* **EXERCISE REQUIREMENTS**:
Pictures must not be retyped. Return exactly the lines from the one with "Clone this chart in Apache ECharts." through the one with "var FONT = 'Liberation", both included, and no others.

* **ENTRIES PROVIDED**:
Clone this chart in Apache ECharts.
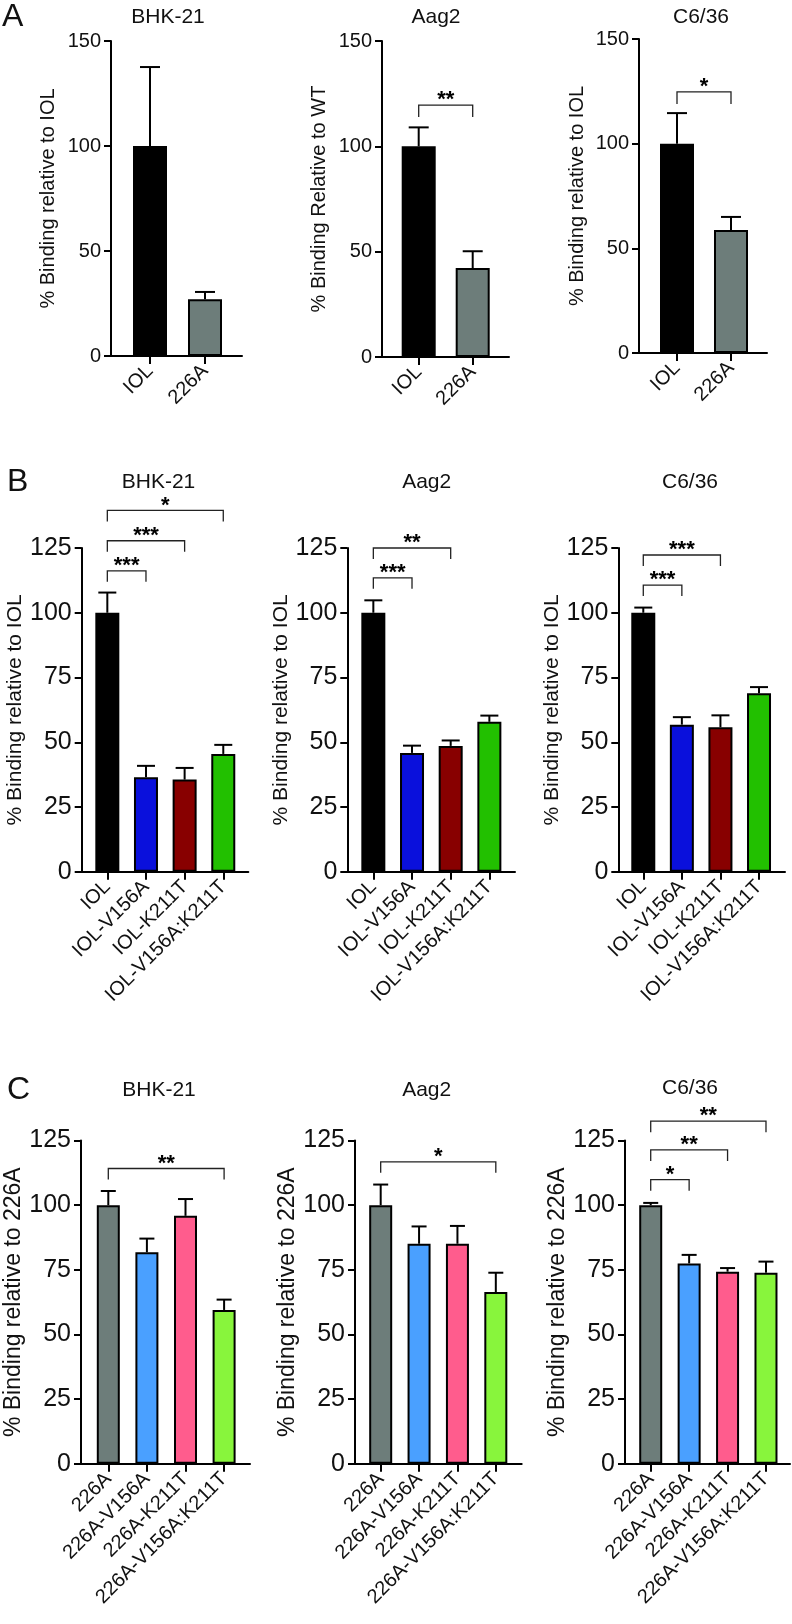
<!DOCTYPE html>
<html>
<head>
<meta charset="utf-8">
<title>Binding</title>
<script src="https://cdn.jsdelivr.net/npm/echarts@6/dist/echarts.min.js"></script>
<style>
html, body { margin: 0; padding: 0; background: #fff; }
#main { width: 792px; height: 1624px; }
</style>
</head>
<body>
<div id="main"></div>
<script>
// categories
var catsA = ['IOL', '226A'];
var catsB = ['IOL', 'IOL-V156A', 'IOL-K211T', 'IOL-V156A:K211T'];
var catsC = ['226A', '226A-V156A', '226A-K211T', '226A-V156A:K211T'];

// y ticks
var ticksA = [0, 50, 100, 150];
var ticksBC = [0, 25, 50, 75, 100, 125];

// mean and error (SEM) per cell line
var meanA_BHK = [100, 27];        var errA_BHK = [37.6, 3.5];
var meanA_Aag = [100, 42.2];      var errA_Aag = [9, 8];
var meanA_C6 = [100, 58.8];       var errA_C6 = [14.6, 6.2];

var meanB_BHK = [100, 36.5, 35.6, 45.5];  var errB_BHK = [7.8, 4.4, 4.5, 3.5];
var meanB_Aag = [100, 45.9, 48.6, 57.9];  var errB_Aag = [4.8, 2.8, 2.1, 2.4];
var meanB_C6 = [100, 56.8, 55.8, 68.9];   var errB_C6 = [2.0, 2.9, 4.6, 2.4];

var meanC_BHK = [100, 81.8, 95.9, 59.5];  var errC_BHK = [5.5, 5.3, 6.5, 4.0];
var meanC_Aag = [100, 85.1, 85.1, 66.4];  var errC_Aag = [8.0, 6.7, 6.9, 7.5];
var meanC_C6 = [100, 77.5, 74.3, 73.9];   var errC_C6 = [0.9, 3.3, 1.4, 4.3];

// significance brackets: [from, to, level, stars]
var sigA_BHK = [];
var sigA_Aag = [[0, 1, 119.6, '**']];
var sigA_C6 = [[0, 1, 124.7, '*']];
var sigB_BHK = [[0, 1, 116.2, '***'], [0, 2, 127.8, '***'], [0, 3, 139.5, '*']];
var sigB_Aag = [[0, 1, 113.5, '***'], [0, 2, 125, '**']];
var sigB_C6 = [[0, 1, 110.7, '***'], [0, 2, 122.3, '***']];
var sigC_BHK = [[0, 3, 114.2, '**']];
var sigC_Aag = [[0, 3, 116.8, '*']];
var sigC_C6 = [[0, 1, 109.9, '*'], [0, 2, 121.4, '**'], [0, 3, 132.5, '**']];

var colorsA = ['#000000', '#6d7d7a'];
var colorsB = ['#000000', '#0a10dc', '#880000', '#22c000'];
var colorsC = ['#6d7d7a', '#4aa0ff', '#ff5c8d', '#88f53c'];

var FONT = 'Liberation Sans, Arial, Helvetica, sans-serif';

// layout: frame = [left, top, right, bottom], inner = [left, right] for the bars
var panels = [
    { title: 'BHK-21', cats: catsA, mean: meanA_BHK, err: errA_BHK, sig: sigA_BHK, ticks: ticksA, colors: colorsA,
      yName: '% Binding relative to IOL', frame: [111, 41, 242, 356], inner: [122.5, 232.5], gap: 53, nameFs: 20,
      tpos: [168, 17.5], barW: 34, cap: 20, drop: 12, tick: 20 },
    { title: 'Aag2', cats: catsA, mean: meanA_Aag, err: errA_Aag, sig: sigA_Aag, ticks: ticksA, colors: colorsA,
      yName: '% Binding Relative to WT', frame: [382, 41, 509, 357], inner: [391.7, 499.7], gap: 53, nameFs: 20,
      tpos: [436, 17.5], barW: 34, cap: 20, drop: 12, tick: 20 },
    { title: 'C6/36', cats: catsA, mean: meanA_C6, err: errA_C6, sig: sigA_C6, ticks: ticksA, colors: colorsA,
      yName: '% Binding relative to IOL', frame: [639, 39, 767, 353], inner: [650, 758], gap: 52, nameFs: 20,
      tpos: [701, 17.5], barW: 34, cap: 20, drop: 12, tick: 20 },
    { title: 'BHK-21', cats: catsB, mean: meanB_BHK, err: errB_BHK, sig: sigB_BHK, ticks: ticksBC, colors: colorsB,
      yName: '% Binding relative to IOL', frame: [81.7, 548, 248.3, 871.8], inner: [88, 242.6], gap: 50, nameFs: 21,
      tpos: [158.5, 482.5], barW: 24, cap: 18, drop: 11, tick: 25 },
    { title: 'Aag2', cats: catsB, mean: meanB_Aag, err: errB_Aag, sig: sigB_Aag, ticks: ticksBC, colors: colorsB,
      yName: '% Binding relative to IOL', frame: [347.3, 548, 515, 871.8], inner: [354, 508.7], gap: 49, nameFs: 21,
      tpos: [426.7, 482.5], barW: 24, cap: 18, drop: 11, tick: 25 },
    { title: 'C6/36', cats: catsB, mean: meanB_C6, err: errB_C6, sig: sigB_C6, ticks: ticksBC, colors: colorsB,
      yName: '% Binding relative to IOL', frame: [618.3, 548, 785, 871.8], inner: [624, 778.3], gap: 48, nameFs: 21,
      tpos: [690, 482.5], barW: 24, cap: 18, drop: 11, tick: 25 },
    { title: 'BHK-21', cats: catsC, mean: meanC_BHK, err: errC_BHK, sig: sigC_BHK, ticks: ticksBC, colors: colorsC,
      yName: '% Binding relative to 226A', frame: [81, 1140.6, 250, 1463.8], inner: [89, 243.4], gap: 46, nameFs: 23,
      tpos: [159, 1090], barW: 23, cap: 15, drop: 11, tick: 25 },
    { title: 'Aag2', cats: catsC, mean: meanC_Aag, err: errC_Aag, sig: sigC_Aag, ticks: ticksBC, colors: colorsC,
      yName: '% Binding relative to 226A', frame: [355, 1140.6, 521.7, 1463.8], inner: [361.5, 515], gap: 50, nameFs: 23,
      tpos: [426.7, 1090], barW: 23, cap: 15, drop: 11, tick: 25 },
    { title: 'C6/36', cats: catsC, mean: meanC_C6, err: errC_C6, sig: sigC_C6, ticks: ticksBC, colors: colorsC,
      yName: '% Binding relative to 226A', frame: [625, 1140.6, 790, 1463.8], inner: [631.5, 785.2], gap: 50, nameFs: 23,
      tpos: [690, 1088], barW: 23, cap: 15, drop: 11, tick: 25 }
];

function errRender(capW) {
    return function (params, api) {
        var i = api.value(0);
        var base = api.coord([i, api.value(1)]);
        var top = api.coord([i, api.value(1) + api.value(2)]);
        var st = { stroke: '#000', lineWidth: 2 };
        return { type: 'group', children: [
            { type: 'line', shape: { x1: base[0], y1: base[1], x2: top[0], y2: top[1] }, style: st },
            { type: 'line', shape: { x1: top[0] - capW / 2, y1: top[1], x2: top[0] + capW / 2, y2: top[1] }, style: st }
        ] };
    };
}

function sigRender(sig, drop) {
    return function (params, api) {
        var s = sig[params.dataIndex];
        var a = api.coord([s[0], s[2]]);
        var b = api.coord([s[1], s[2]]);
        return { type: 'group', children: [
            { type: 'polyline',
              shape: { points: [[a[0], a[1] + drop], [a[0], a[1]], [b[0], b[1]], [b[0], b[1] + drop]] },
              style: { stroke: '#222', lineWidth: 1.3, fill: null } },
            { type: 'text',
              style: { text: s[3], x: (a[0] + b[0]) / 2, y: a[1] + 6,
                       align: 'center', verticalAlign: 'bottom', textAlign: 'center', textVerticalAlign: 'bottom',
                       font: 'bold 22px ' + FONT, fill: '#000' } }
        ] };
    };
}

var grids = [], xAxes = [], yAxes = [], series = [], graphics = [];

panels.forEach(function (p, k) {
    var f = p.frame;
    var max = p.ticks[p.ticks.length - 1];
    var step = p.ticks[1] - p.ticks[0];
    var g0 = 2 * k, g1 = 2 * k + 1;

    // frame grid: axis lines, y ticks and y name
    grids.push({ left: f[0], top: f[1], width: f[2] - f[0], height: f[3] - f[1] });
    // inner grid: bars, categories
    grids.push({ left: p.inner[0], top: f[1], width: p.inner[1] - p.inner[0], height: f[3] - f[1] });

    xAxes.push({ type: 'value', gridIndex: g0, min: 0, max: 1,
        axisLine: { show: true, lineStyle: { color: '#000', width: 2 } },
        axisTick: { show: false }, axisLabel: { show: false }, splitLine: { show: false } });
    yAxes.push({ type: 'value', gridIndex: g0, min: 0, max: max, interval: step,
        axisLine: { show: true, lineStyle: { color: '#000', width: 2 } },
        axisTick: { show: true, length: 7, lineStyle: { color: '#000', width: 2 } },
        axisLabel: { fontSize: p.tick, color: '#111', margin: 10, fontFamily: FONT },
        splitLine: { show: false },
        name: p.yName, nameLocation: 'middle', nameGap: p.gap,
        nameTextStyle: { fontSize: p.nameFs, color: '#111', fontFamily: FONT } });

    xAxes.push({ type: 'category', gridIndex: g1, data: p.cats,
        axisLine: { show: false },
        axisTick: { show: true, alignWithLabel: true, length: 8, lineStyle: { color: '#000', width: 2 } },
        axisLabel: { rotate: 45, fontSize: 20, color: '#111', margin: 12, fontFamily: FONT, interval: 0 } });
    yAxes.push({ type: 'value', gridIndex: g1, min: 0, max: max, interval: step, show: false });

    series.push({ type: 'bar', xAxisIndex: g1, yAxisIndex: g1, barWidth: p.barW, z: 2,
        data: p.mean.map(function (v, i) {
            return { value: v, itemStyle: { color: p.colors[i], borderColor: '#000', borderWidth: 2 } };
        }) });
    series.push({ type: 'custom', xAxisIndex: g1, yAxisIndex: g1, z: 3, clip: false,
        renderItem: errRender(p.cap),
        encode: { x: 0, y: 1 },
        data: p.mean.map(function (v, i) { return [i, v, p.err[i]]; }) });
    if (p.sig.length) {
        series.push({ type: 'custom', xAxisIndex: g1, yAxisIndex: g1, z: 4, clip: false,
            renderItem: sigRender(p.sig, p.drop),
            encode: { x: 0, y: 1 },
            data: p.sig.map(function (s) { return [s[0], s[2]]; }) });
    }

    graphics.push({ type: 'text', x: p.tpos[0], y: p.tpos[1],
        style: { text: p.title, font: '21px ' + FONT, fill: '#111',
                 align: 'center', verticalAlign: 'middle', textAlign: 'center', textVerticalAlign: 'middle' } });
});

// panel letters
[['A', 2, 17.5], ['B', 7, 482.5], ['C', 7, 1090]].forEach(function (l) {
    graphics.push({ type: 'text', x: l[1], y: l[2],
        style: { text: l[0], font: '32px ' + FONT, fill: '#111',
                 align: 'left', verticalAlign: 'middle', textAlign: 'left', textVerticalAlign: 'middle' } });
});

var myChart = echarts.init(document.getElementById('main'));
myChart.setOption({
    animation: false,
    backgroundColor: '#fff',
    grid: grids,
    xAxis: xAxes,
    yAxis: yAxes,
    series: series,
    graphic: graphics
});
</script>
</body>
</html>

==

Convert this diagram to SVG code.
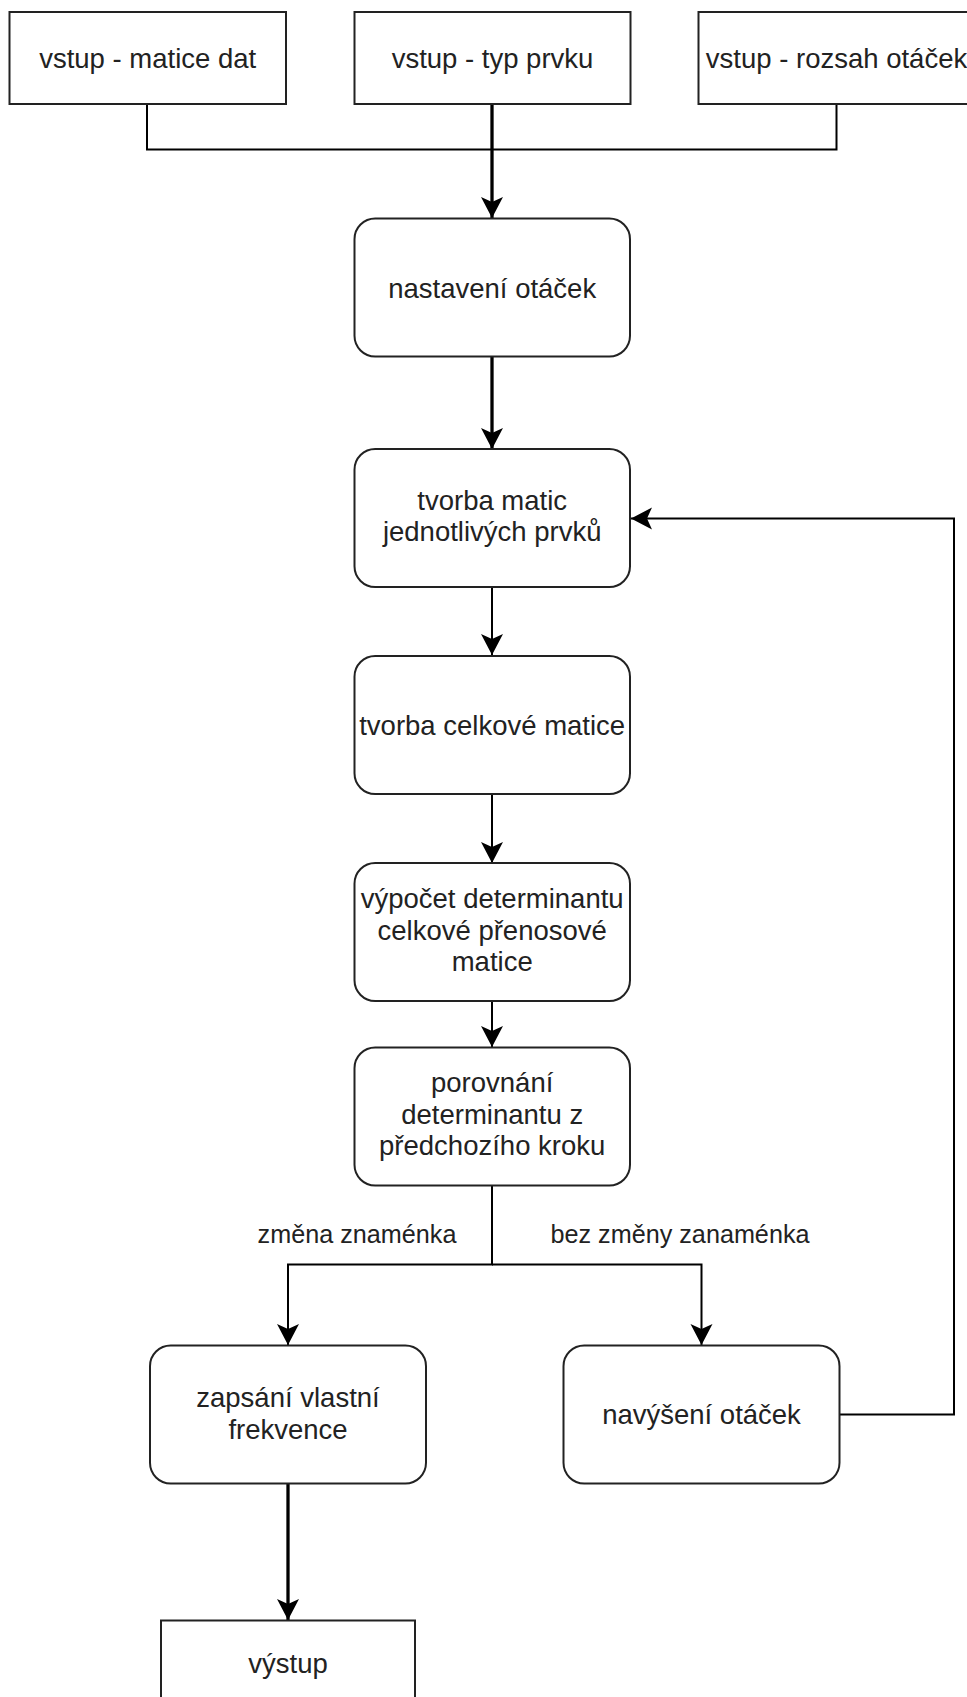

* **OUTPUT BELOW**:
Clone this chart in Apache ECharts.
<!DOCTYPE html>
<html>
<head>
<meta charset="utf-8">
<title>Binding</title>
<script src="https://cdn.jsdelivr.net/npm/echarts@6/dist/echarts.min.js"></script>
<style>
html, body { margin: 0; padding: 0; background: #fff; }
#main { width: 792px; height: 1624px; }
</style>
</head>
<body>
<div id="main"></div>
<script>
// categories
var catsA = ['IOL', '226A'];
var catsB = ['IOL', 'IOL-V156A', 'IOL-K211T', 'IOL-V156A:K211T'];
var catsC = ['226A', '226A-V156A', '226A-K211T', '226A-V156A:K211T'];

// y ticks
var ticksA = [0, 50, 100, 150];
var ticksBC = [0, 25, 50, 75, 100, 125];

// mean and error (SEM) per cell line
var meanA_BHK = [100, 27];        var errA_BHK = [37.6, 3.5];
var meanA_Aag = [100, 42.2];      var errA_Aag = [9, 8];
var meanA_C6 = [100, 58.8];       var errA_C6 = [14.6, 6.2];

var meanB_BHK = [100, 36.5, 35.6, 45.5];  var errB_BHK = [7.8, 4.4, 4.5, 3.5];
var meanB_Aag = [100, 45.9, 48.6, 57.9];  var errB_Aag = [4.8, 2.8, 2.1, 2.4];
var meanB_C6 = [100, 56.8, 55.8, 68.9];   var errB_C6 = [2.0, 2.9, 4.6, 2.4];

var meanC_BHK = [100, 81.8, 95.9, 59.5];  var errC_BHK = [5.5, 5.3, 6.5, 4.0];
var meanC_Aag = [100, 85.1, 85.1, 66.4];  var errC_Aag = [8.0, 6.7, 6.9, 7.5];
var meanC_C6 = [100, 77.5, 74.3, 73.9];   var errC_C6 = [0.9, 3.3, 1.4, 4.3];

// significance brackets: [from, to, level, stars]
var sigA_BHK = [];
var sigA_Aag = [[0, 1, 119.6, '**']];
var sigA_C6 = [[0, 1, 124.7, '*']];
var sigB_BHK = [[0, 1, 116.2, '***'], [0, 2, 127.8, '***'], [0, 3, 139.5, '*']];
var sigB_Aag = [[0, 1, 113.5, '***'], [0, 2, 125, '**']];
var sigB_C6 = [[0, 1, 110.7, '***'], [0, 2, 122.3, '***']];
var sigC_BHK = [[0, 3, 114.2, '**']];
var sigC_Aag = [[0, 3, 116.8, '*']];
var sigC_C6 = [[0, 1, 109.9, '*'], [0, 2, 121.4, '**'], [0, 3, 132.5, '**']];

var colorsA = ['#000000', '#6d7d7a'];
var colorsB = ['#000000', '#0a10dc', '#880000', '#22c000'];
var colorsC = ['#6d7d7a', '#4aa0ff', '#ff5c8d', '#88f53c'];

var FONT = 'Liberation Sans, Arial, Helvetica, sans-serif';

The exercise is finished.